More than 1,000 Bills and Resolutions Filed for 2024 Legislative Session
Friday, December 1, 2023, marked the first day that Missouri legislators could file bills for the 2024 legislative session. As of December 6, 2023, over 1,000 bills and resolutions have been filed thus far. The MCC staff will be reviewing and tracking legislation of interest and will be reporting on those bills in the coming weeks. Our 2024 public policy priorities will be finalized and published in January, but for now, you can take a look at the public policy priorities from 2023 on our website.
Report Shows Broader FBI Surveillance of Catholic Communities
On Monday the U.S. Senate held a congressional hearing on a new report that indicates the FBI’s surveillance of traditional Catholic Churches extended beyond the organization’s Richmond office, as the Bureau had previously claimed. Although FBI officials have argued that this problem was isolated to one field office, the report found that “the FBI had plans for an external, FBI-wide product based on the Richmond memorandum.”

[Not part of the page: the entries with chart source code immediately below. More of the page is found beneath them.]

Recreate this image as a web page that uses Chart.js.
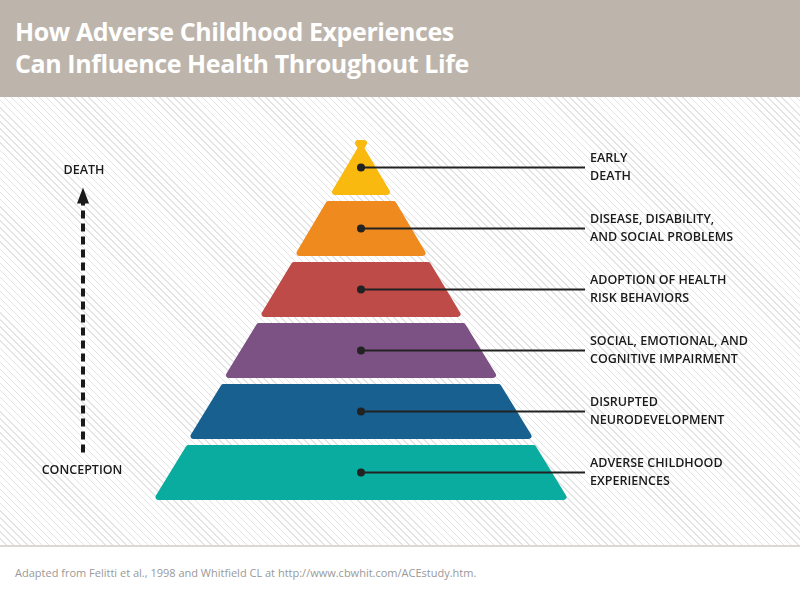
<!DOCTYPE html>
<html>
<head>
<meta charset="utf-8">
<script src="https://cdn.jsdelivr.net/npm/chart.js@4"></script>
<style>
  body { margin: 0; width: 800px; height: 600px; position: relative; overflow: hidden; background: #fff; font-family: "Open Sans", sans-serif; }
  #header { position: absolute; left: 0; top: 0; width: 800px; height: 97px; background: #bdb5ab; }
  #header h1 { margin: 0; position: absolute; left: 15px; top: 15px; color: #fff; font-size: 25px; line-height: 32px; font-weight: 700; letter-spacing: -0.4px; }
  #plot { position: absolute; left: 0; top: 97px; width: 800px; height: 448px;
    background: repeating-linear-gradient(45deg, #fff 0 4px, #e4e4e4 4px 5px); }
  #footer { position: absolute; left: 0; top: 545px; width: 800px; height: 55px; border-top: 2px solid #ddd8d2; background: #fff; }
  #footer p { margin: 0; position: absolute; left: 15px; top: 18px; font-size: 11px; color: #999; }
</style>
</head>
<body>
<div id="header"><h1>How Adverse Childhood Experiences<br>Can Influence Health Throughout Life</h1></div>
<div id="plot"><canvas id="pyramid" width="800" height="448"></canvas></div>
<div id="footer"><p>Adapted from Felitti et al., 1998 and Whitfield CL at http://www.cbwhit.com/ACEstudy.htm.</p></div>
<script>
// tiers, top to bottom
const tiers = [
  ['EARLY', 'DEATH'],
  ['DISEASE, DISABILITY,', 'AND SOCIAL PROBLEMS'],
  ['ADOPTION OF HEALTH', 'RISK BEHAVIORS'],
  ['SOCIAL, EMOTIONAL, AND', 'COGNITIVE IMPAIRMENT'],
  ['DISRUPTED', 'NEURODEVELOPMENT'],
  ['ADVERSE CHILDHOOD', 'EXPERIENCES']
];
const bottomWidths = [58, 129, 199, 270, 341, 411];
const topWidths = [0, 71, 140, 210, 281, 351];
const tierColors = ['#f9b90f', '#ef8a1e', '#bf4b48', '#7c5184', '#17608f', '#0aaca0'];
const axisTop = 'DEATH';
const axisBottom = 'CONCEPTION';

const canvas = document.getElementById('pyramid');

const pyramidPlugin = {
  id: 'pyramid',
  afterDatasetsDraw(chart) {
    const ctx = chart.ctx;
    const xs = chart.scales.x;
    const meta = chart.getDatasetMeta(0);
    const cx = xs.getPixelForValue(0);
    meta.data.forEach((bar, i) => {
      const h = bar.height;
      const top = bar.y - h / 2, bot = bar.y + h / 2;
      const bl = xs.getPixelForValue(-bottomWidths[i] / 2), br = xs.getPixelForValue(bottomWidths[i] / 2);
      const tl = xs.getPixelForValue(-topWidths[i] / 2), tr = xs.getPixelForValue(topWidths[i] / 2);
      ctx.save();
      ctx.fillStyle = tierColors[i];
      ctx.strokeStyle = tierColors[i];
      ctx.lineWidth = 6;
      ctx.lineJoin = 'round';
      ctx.beginPath();
      ctx.moveTo(bl + 3, bot - 3);
      ctx.lineTo(tl + 3, top + 3);
      ctx.lineTo(tr - 3, top + 3);
      ctx.lineTo(br - 3, bot - 3);
      ctx.closePath();
      ctx.fill();
      ctx.stroke();
      // pointer line and dot
      ctx.strokeStyle = '#222';
      ctx.lineWidth = 2;
      ctx.beginPath();
      ctx.moveTo(cx, bar.y);
      ctx.lineTo(585, bar.y);
      ctx.stroke();
      ctx.fillStyle = '#222';
      ctx.beginPath();
      ctx.arc(cx, bar.y, 4, 0, Math.PI * 2);
      ctx.fill();
      ctx.fillStyle = '#1a1a1a';
      ctx.font = '600 12.5px "Open Sans"';
      ctx.textBaseline = 'middle';
      ctx.fillText(tiers[i][0], 590, bar.y - 9);
      ctx.fillText(tiers[i][1], 590, bar.y + 9);
      ctx.restore();
    });
    // life-course arrow
    const first = meta.data[0], last = meta.data[meta.data.length - 1];
    ctx.save();
    ctx.fillStyle = '#1a1a1a';
    ctx.font = '600 12.5px "Open Sans"';
    ctx.textAlign = 'center';
    ctx.textBaseline = 'middle';
    ctx.fillText(axisTop, 84, first.y + 3);
    ctx.fillText(axisBottom, 82, last.y - 2);
    ctx.strokeStyle = '#1a1a1a';
    ctx.lineWidth = 4;
    ctx.setLineDash([8, 5]);
    ctx.beginPath();
    ctx.moveTo(83, last.y - 20);
    ctx.lineTo(83, first.y + 33);
    ctx.stroke();
    ctx.setLineDash([]);
    ctx.beginPath();
    ctx.moveTo(77, first.y + 36);
    ctx.lineTo(83, first.y + 20);
    ctx.lineTo(89, first.y + 36);
    ctx.closePath();
    ctx.fill();
    ctx.restore();
  }
};

new Chart(canvas, {
  type: 'bar',
  data: {
    labels: tiers.map(t => t.join(' ')),
    datasets: [{
      data: bottomWidths.map(w => [-w / 2, w / 2]),
      backgroundColor: 'rgba(0,0,0,0)',
      categoryPercentage: 1,
      barPercentage: 0.9
    }]
  },
  options: {
    indexAxis: 'y',
    responsive: false,
    animation: false,
    devicePixelRatio: 1,
    layout: { padding: { top: 40, bottom: 42, left: 0, right: 0 } },
    scales: {
      x: { type: 'linear', min: -361, max: 439, display: false },
      y: { display: false }
    },
    plugins: { legend: { display: false }, tooltip: { enabled: false } }
  },
  plugins: [pyramidPlugin]
});
</script>
</body>
</html>
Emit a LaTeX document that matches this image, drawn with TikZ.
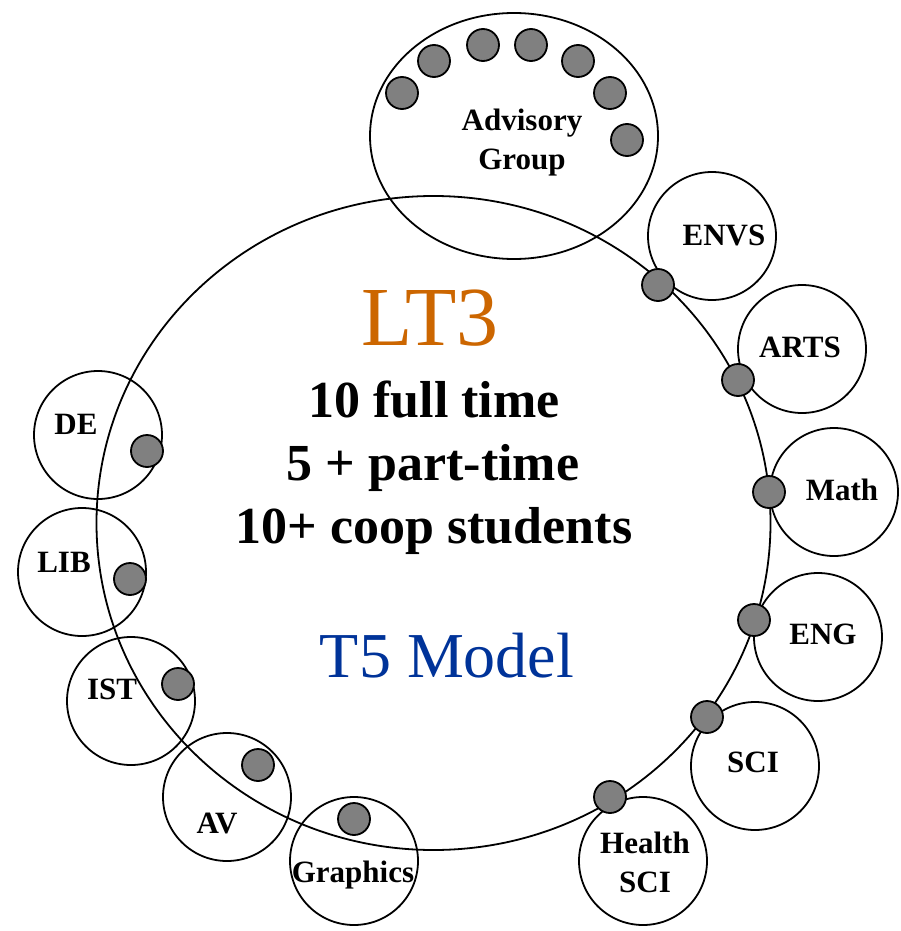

The full story can be read here on the Catholic News Agency website.
Over 60 Cities Will Pray the Rosary for the Unity of Spain
On December 8, the solemnity of the Immaculate Conception, patroness of Spain, Catholics of over 60 cities in Spain, Mexico, Colombia, and the United States, will pray the rosary in public for the unity of Spain, requesting “the intercession and help of the Virgin Mary to avoid the territorial and spiritual dismemberment of the country”.
Last month, the Spanish Socialist Workers Party (PSOE) formed a coalition with left-wing and separatist parties to remain in power. Among said parties are Bildu, the political heirs of the terrorist Basque group ETA, which claimed the lives of more than 800 people over 40 years, and Esquerra Republicana de Catalunya and Junts per Catalunya, which were responsible for the secessionist coup d’etat in Catalonia carried out in 2017. To secure their support, the PSOE has agreed to an amnesty law that would benefit those who have been convicted for crimes such as terrorism, malfeasance, embezzlement of public money, and assault on police officers, and that has raised concerns among European Union leaders and officials. So far, protests via public expressions of faith in the public square have been met with open hostility by the government.
The full story can be read here.
Solemnity of the Immaculate Conception, December 8
Catholics around the world will celebrate the Solemnity of the Immaculate Conception of the Blessed Virgin Mary on December 8.
It was not until 1854 that Pope Pius IX, with the support of the overwhelming majority of Roman Catholic bishops, whom he had consulted between 1851–1853, promulgated the papal bull Ineffabilis Deus (Latin for “Ineffable God”), which defined ex cathedra the dogma of the Immaculate Conception. What is important to note is that the bishops widely consulted the faithful to see what they held to be true. In this sense the dogma of the Immaculate Conception defined by Pope Pius IX is also viewed as a key example of the use of sensus fidelium shared by believers and the Magisterium rather than pure reliance on Scripture and Tradition
On 8 December 1854, Pope Pius IX promulgated the document Ineffabilis Deus, in which the history of the doctrine is summarily traced, and the proclamation:
We declare, pronounce and define that the doctrine which holds that the Blessed Virgin Mary, at the first instant of her conception, by a singular privilege and grace of the Omnipotent God, in virtue of the merits of Jesus Christ, the Savior of mankind, was preserved immaculate from all stain of original sin, has been revealed by God, and therefore should firmly and constantly be believed by all the faithful.
The papal definition of the dogma declares with absolute certainty and authority that Mary possessed sanctifying grace from the first instant of her existence and was free from the lack of grace caused by the original sin at the beginning of human history. Mary’s salvation was won by her son Jesus Christ.